Spinning the Spinmeister

Telling what you know, and avoiding what you don't want to know.

May 29, 2008— -- Even the spin doctors sometimes get spun.

It's not just the American people who were deceived by the Bush administration, former White House press secretary Scott McClellan asserts in his new tell-all memoir -- he says he was deceived, too.

As the mouthpiece of the administration, presenting the president's policies to the public, the White House press secretary serves at the pleasure of the president. But he is also a public servant, and as such, has a responsibility to be as honest as possible about what is really going on behind the closed doors of the Oval Office.

"As press secretary," he writes in his new memoir "What Happened: Inside the Bush White House and Washington's Culture of Deception," "I spent countless hours defending the administration from the podium in the White House briefing room. Although the things I said were sincere, I have since come to realize that some of them were badly misguided."

McClellan accuses President Bush and administration officials of being "evasive" and "shading the truth" about the war in Iraq, Bush's rumored cocaine use and a White House leak that outed CIA agent Valerie Plame.

He chastises the president for his "decision to turn away from candor and honesty when these qualities were most needed."

Getting spun by White House officials, and parsing out what is true enough to share with the public is all part of the job, former President Clinton's press secretary Dee Dee Meyers said.

"It is incumbent on you, as press secretary, to talk to a lot of people and discern the truth yourself," she said. "Not everyone you work with will always tell you the truth. Sometimes they are spinning you, sometimes they have a position that is unresolved, and sometimes they're just covering their own backside."

Under the pressure of the 24-hour news cycle and regular briefs, there is "never time to be absolutely sure of all the facts. You would never be able to brief reporters if you had to be reassured of every detail," Meyers said.

Meyers said press secretaries must be skilled in telling the media just what they know without making assumptions about what they have learned.

"You stay away from situations where the truth may be evolving, and try to stick to those issues you can speak with complete confidence," she said. "Press secretaries try very hard to only answer questions they know the answers to. You listen very carefully to what people tell you and can't assume anything beyond that. You need to leave wiggle room when talking to the press."

Meyers said there were aspects of the Whitewater investigation she knew Clinton was not telling her about. Meyers explained how she knew that sometimes she was not told everything so she would not be put in the position of having to lie to the public to protect her boss.
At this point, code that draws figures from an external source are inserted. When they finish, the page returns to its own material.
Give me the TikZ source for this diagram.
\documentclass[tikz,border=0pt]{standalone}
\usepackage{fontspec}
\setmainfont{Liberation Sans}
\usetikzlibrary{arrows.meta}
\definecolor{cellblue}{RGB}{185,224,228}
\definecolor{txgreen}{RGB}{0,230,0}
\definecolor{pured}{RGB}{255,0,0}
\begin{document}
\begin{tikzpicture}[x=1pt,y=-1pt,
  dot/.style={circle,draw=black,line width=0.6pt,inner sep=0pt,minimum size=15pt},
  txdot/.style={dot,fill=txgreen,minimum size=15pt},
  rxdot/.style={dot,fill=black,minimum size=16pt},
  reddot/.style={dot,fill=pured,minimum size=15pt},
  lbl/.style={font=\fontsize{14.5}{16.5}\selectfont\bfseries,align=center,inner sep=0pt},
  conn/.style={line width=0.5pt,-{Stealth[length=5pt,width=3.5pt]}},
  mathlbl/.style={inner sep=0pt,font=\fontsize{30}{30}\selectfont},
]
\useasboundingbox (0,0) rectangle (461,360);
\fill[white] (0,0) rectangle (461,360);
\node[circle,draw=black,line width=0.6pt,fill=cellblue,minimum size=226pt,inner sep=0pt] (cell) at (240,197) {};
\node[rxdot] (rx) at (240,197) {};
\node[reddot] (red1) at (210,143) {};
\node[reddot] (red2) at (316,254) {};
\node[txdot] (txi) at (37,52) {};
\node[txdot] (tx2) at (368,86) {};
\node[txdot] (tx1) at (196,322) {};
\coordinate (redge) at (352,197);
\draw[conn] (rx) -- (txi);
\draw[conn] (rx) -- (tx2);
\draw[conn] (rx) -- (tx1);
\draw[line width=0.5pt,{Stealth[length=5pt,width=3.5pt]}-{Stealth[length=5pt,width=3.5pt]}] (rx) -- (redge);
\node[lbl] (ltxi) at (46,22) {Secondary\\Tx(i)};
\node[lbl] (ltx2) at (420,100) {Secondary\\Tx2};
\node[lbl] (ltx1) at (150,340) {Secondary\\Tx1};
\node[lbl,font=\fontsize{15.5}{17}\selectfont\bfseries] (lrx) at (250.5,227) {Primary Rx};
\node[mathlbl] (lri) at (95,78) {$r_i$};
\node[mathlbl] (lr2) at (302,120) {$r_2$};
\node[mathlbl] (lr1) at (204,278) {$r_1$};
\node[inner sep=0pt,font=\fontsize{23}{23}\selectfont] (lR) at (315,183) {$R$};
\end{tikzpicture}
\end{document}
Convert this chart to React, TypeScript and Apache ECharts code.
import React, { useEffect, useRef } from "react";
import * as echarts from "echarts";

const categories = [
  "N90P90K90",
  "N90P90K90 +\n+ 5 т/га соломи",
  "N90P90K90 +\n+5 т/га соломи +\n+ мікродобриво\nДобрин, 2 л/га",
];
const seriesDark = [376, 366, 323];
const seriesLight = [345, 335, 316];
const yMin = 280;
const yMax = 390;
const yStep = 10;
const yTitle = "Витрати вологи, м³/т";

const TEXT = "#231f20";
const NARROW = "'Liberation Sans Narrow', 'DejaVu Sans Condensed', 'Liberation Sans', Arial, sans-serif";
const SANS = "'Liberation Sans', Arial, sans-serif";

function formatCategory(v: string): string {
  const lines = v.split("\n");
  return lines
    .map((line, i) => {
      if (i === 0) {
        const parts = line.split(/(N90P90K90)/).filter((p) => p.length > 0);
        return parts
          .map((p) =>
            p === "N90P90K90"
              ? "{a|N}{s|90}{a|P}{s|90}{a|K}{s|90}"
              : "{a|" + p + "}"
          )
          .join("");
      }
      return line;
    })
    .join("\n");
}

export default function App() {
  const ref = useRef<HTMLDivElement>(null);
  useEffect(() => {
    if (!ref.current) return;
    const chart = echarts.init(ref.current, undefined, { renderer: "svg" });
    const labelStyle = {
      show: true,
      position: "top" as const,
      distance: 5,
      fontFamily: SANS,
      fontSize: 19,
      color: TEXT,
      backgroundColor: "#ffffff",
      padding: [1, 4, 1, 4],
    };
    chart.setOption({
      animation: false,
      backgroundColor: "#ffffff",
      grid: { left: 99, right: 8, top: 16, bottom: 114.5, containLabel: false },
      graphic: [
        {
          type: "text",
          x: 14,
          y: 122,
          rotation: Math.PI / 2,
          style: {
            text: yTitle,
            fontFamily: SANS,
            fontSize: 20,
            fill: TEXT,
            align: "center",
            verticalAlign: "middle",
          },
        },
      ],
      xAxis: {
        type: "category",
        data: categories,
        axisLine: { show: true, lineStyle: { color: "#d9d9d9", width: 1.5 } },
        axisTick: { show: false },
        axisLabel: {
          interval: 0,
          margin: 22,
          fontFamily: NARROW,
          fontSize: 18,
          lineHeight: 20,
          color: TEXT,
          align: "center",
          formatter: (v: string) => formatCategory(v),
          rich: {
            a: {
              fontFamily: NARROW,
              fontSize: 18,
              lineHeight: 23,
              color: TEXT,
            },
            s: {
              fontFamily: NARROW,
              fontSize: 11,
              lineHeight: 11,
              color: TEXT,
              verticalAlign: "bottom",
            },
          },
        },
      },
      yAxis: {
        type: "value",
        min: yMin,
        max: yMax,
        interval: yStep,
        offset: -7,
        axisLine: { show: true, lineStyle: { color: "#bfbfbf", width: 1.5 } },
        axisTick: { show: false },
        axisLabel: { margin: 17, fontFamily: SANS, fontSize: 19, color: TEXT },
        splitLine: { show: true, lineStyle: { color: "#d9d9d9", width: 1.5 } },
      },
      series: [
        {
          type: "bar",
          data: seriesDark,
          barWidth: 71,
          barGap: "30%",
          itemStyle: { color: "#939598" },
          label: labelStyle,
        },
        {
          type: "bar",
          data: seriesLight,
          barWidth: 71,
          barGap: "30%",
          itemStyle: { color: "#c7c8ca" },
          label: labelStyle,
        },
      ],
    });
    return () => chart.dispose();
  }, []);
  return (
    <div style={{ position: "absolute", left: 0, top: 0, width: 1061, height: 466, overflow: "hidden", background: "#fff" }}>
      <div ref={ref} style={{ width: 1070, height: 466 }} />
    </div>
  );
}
"The press secretary is not supposed to be lied to at all. But it depends on the individual, the administration and the circumstances," she said. "Sometimes it's helpful for you to know some information and sometimes it is helpful not to know anything."
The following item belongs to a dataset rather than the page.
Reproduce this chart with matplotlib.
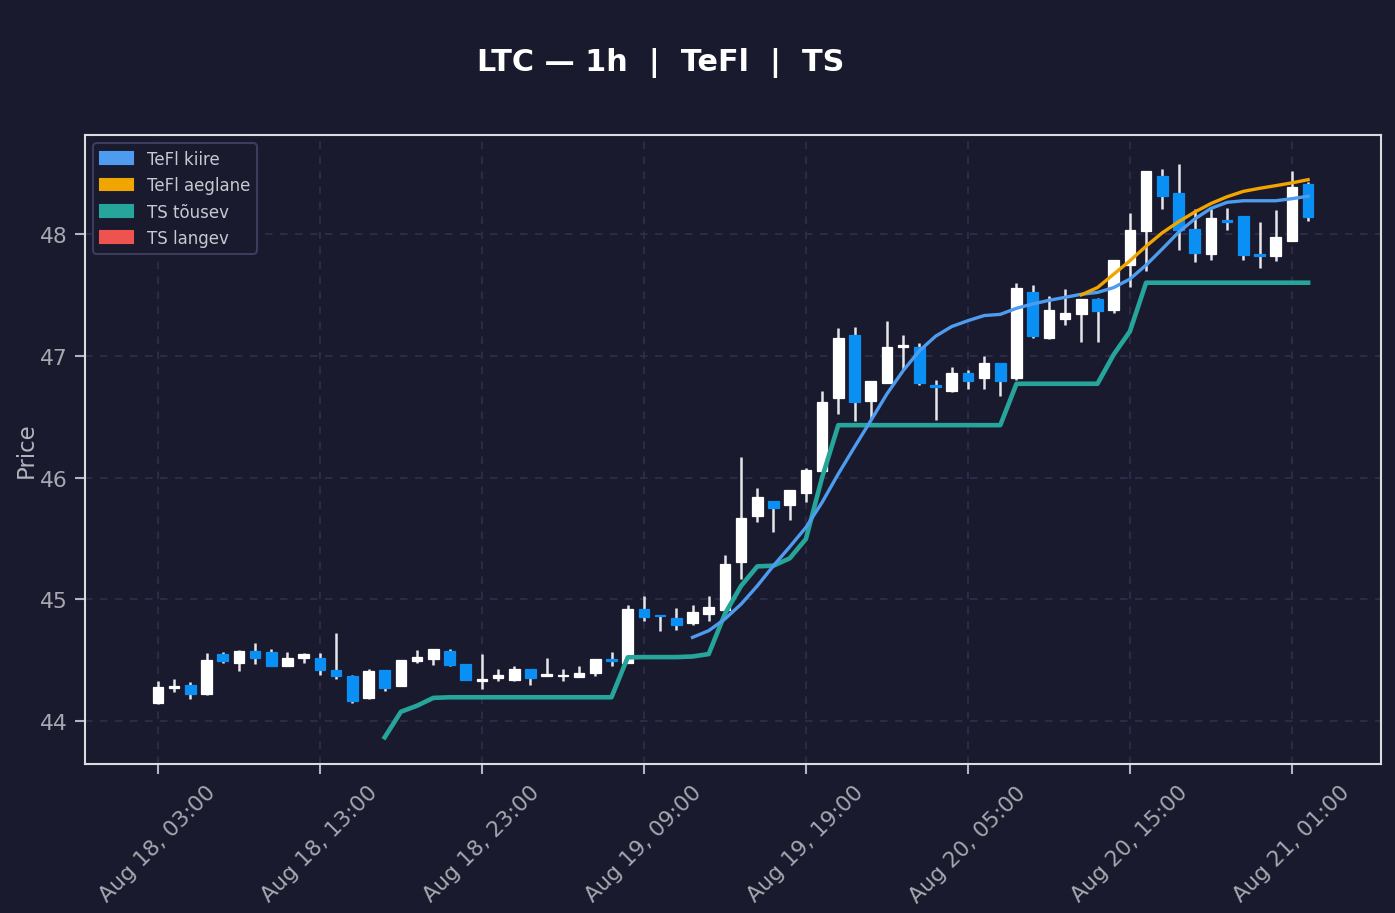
import matplotlib
matplotlib.use("Agg")
import matplotlib.pyplot as plt
import matplotlib.dates as mdates
from matplotlib.patches import Patch
import numpy as np
import pandas as pd

start = "2024-08-18 03:00"
n = 72
times = pd.date_range(start, periods=n, freq="h")

opens = [44.145, 44.27, 44.296, 44.224, 44.55, 44.474, 44.575, 44.567, 44.45, 44.52,
         44.515, 44.419, 44.367, 44.186, 44.416, 44.285, 44.49, 44.507, 44.575, 44.465,
         44.33, 44.356, 44.34, 44.427, 44.367, 44.367, 44.364, 44.397, 44.507, 44.48,
         44.917, 44.87, 44.85, 44.805, 44.88, 44.914, 45.31, 45.686, 45.805, 45.777,
         45.875, 46.05, 46.656, 47.17, 46.63, 46.78, 47.07, 47.07, 46.757, 46.708,
         46.856, 46.815, 46.938, 46.82, 47.52, 47.143, 47.30, 47.34, 47.466, 47.378,
         47.743, 48.022, 48.474, 48.334, 48.039, 47.833, 48.11, 48.145, 47.838, 47.817,
         47.94, 48.408]
closes = [44.276, 44.29, 44.22, 44.50, 44.49, 44.575, 44.52, 44.454, 44.515, 44.548,
          44.42, 44.367, 44.167, 44.41, 44.274, 44.50, 44.523, 44.589, 44.462, 44.334,
          44.345, 44.375, 44.427, 44.356, 44.383, 44.38, 44.394, 44.51, 44.49, 44.917,
          44.857, 44.86, 44.786, 44.893, 44.934, 45.287, 45.665, 45.837, 45.747, 45.895,
          46.06, 46.618, 47.143, 46.618, 46.79, 47.07, 47.086, 46.774, 46.746, 46.856,
          46.79, 46.938, 46.795, 47.554, 47.165, 47.376, 47.35, 47.466, 47.365, 47.786,
          48.033, 48.515, 48.31, 48.033, 47.84, 48.13, 48.10, 47.825, 47.82, 47.973,
          48.383, 48.137]
highs = [44.33, 44.345, 44.32, 44.56, 44.57, 44.583, 44.64, 44.59, 44.567, 44.556,
         44.556, 44.72, 44.38, 44.425, 44.42, 44.50, 44.583, 44.59, 44.59, 44.467,
         44.55, 44.427, 44.45, 44.43, 44.517, 44.427, 44.45, 44.51, 44.57, 44.953,
         45.03, 44.87, 44.928, 44.953, 45.024, 45.363, 46.168, 45.914, 45.81, 45.90,
         46.078, 46.71, 47.228, 47.24, 46.79, 47.288, 47.17, 47.105, 46.80, 46.905,
         46.88, 47.0, 46.94, 47.60, 47.58, 47.49, 47.548, 47.47, 47.474, 47.79,
         48.17, 48.52, 48.534, 48.575, 48.205, 48.205, 48.21, 48.15, 48.096, 48.197,
         48.515, 48.43]
lows = [44.14, 44.24, 44.18, 44.21, 44.48, 44.41, 44.47, 44.45, 44.45, 44.474,
        44.38, 44.347, 44.15, 44.18, 44.25, 44.285, 44.48, 44.457, 44.454, 44.334,
        44.26, 44.326, 44.33, 44.296, 44.367, 44.33, 44.364, 44.372, 44.454, 44.48,
        44.82, 44.74, 44.75, 44.79, 44.82, 44.91, 45.166, 45.637, 45.555, 45.653,
        45.80, 46.05, 46.52, 46.46, 46.48, 46.78, 46.89, 46.76, 46.475, 46.70,
        46.727, 46.727, 46.67, 46.80, 47.148, 47.14, 47.255, 47.115, 47.11, 47.35,
        47.567, 47.70, 48.205, 47.87, 47.767, 47.79, 48.035, 47.79, 47.718, 47.78,
        47.94, 48.11]

nan = np.nan
tefl_fast = [nan] * 33 + [44.687, 44.742, 44.838, 44.96, 45.11, 45.276, 45.43, 45.59,
             45.796, 46.03, 46.25, 46.466, 46.686, 46.877, 47.04, 47.16, 47.24, 47.288,
             47.33, 47.34, 47.39, 47.425, 47.455, 47.48, 47.505, 47.52, 47.56, 47.63,
             47.745, 47.877, 48.014, 48.123, 48.21, 48.26, 48.273, 48.273, 48.273,
             48.29, 48.31]
tefl_slow = [nan] * 57 + [47.50, 47.56, 47.67, 47.78, 47.90, 48.01, 48.10, 48.18, 48.25,
             48.306, 48.35, 48.375, 48.397, 48.42, 48.446]
ts_up = [nan] * 14 + [43.866, 44.076, 44.126, 44.19, 44.195, 44.195, 44.195, 44.195,
         44.195, 44.195, 44.195, 44.195, 44.195, 44.195, 44.195, 44.523, 44.525, 44.525,
         44.525, 44.53, 44.55, 44.88, 45.11, 45.27, 45.276, 45.336, 45.495, 46.0, 46.43,
         46.43, 46.43, 46.43, 46.43, 46.43, 46.43, 46.43, 46.43, 46.43, 46.43, 46.77,
         46.77, 46.77, 46.77, 46.77, 46.77, 47.01, 47.20, 47.60, 47.60, 47.60, 47.60,
         47.60, 47.60, 47.60, 47.60, 47.60, 47.60, 47.60]
ts_down = [nan] * n
tick_times = pd.date_range("2024-08-18 03:00", periods=8, freq="10h")

BG = "#1a1a2e"
UP = "#ffffff"
DOWN = "#0a8ff5"
C_FAST = "#4e9cf0"
C_SLOW = "#f0a500"
C_UP = "#26a69a"
C_DOWN = "#ef5350"
TXT = "#b4b4bc"

fig = plt.figure(figsize=(9.3, 6.0933), dpi=150, facecolor=BG)
ax = fig.add_axes([85/1395, 1-765/914, (1381-85)/1395, (765-136)/914])
ax.set_facecolor(BG)

x = mdates.date2num(times.to_pydatetime())
w = 0.65 / 24
o = np.array(opens); c = np.array(closes); h = np.array(highs); l = np.array(lows)
up = c >= o
cols = np.where(up, UP, DOWN)
ax.vlines(x, l, h, colors="#e6e6ea", linewidth=1.2, zorder=2)
bottoms = np.minimum(o, c)
heights = np.maximum(np.abs(c - o), 0.012)
ax.bar(x, heights, bottom=bottoms, width=w, color=cols, edgecolor=cols,
       linewidth=0.6, zorder=3)

ax.plot(x, ts_up, color=C_UP, linewidth=2.2, zorder=4)
ax.plot(x, ts_down, color=C_DOWN, linewidth=2.2, zorder=4)
ax.plot(x, tefl_fast, color=C_FAST, linewidth=1.6, zorder=5)
ax.plot(x, tefl_slow, color=C_SLOW, linewidth=1.6, zorder=5)

ax.set_xlim(x[0] - 4.5/24, x[-1] + 4.5/24)
ax.set_ylim(43.647, 48.813)
ax.set_yticks([44, 45, 46, 47, 48])
ax.set_xticks(mdates.date2num(tick_times.to_pydatetime()))
ax.xaxis.set_major_formatter(mdates.DateFormatter("%b %d, %H:%M"))
plt.setp(ax.get_xticklabels(), rotation=45, ha="center")

ax.tick_params(colors=TXT, labelsize=10.5, length=5, width=1)
for tl in ax.get_xticklabels() + ax.get_yticklabels():
    tl.set_color("#a8a8b0")
ax.grid(True, color="#2d2d4a", linestyle=(0, (4, 4)), linewidth=0.9)
ax.set_axisbelow(True)
for s in ax.spines.values():
    s.set_color("#dcdce0")
    s.set_linewidth(1.0)
ax.set_ylabel("Price", color=TXT, fontsize=11, labelpad=1)

handles = [Patch(color=C_FAST, label="TeFl kiire"),
           Patch(color=C_SLOW, label="TeFl aeglane"),
           Patch(color=C_UP, label="TS tõusev"),
           Patch(color=C_DOWN, label="TS langev")]
leg = ax.legend(handles=handles, loc="upper left", fontsize=8.0, facecolor=BG,
                edgecolor="#3c3c5c", framealpha=1.0, labelcolor="#c8c8d0",
                borderaxespad=0.5)

fig.text(661/1395, 1-63/914, "LTC — 1h  |  TeFl  |  TS", color="white",
         fontsize=14.5, fontweight="bold", ha="center", va="center")

fig.savefig("out.png", dpi=150, facecolor=BG)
In his book, McClellan writes that he understood the rules and tried to give himself "wiggle room." When he echoed the denials of Karl Rove and Lewis "Scooter" Libby regarding Valerie Plame, he said he was careful to pin the denials on them and chose his words carefully.

"There was only one problem," he writes of that strategy. "What I had said was untrue."
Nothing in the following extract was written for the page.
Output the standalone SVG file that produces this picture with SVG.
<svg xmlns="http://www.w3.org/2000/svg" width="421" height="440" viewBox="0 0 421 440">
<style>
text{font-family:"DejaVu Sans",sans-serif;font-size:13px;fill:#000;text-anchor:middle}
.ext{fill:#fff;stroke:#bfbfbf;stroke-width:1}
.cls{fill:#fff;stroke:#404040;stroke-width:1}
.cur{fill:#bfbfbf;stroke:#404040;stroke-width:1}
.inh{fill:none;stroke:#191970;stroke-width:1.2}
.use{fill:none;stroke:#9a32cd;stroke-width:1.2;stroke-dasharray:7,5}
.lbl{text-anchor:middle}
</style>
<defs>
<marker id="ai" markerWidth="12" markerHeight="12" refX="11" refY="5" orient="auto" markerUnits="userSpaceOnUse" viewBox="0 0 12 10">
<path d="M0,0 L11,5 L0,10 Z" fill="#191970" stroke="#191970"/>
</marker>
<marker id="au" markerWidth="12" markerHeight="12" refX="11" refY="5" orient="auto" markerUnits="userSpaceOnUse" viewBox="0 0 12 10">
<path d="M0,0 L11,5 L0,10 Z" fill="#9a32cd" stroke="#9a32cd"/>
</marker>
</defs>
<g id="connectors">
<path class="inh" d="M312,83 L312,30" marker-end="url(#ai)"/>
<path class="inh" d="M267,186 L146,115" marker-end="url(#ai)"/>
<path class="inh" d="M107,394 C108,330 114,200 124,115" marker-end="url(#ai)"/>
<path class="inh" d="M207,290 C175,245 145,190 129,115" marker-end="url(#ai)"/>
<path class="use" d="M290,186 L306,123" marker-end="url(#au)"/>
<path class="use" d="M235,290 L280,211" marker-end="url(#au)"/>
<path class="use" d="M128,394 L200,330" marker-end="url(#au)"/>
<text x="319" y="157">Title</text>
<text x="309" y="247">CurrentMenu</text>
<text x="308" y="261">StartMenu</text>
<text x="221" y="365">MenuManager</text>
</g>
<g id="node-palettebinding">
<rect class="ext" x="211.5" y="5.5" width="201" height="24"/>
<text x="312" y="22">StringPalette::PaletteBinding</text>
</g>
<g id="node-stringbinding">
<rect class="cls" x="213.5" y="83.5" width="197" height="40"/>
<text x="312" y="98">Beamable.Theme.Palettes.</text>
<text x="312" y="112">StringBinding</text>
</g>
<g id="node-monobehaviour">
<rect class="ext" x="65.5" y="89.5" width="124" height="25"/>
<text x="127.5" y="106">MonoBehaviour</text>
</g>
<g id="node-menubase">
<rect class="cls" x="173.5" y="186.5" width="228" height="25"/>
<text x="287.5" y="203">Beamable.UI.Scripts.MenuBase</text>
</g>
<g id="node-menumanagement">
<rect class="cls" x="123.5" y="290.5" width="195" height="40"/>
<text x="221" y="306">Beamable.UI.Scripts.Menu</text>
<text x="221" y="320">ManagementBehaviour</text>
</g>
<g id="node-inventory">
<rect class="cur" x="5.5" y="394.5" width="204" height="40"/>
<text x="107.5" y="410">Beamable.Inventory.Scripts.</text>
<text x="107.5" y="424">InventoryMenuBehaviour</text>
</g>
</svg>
Many observers, both Bush insiders and critics of the administration, wonder why McClellan waited until now to voice these concerns.

"There is something about this book that just doesn't make any sense," Ari Fleischer, McClellan's former boss and predecessor, said in a statement. "For two and a half years Scott and I worked shoulder to shoulder at the White House. ... Not once did Scott approach me -- privately or publicly -- to discuss any misgivings he had about the war in Iraq or the manner in which the White House made the case for war.

"If Scott had such deep misgivings, he should not have accepted the press secretary position, as a matter of principle," Fleischer said.

McClellan writes that he was driven to write the book in an effort to tell the truth and be, metaphorically, set free.

He has, no doubt, burned bridges, but his decision to tell his truth may be what he was ultimately after, said ABC News consultant Matt Dowd, a former Bush advisor who parted with the President over Iraq.

"At some point you have to ask, what are you most loyal to? Are you loyal to a person? To the administration? To your own sense of truth?" Dowd said. "When there is a conflict between your loyalty to a person and your loyalty to the truth, you have to make a decision."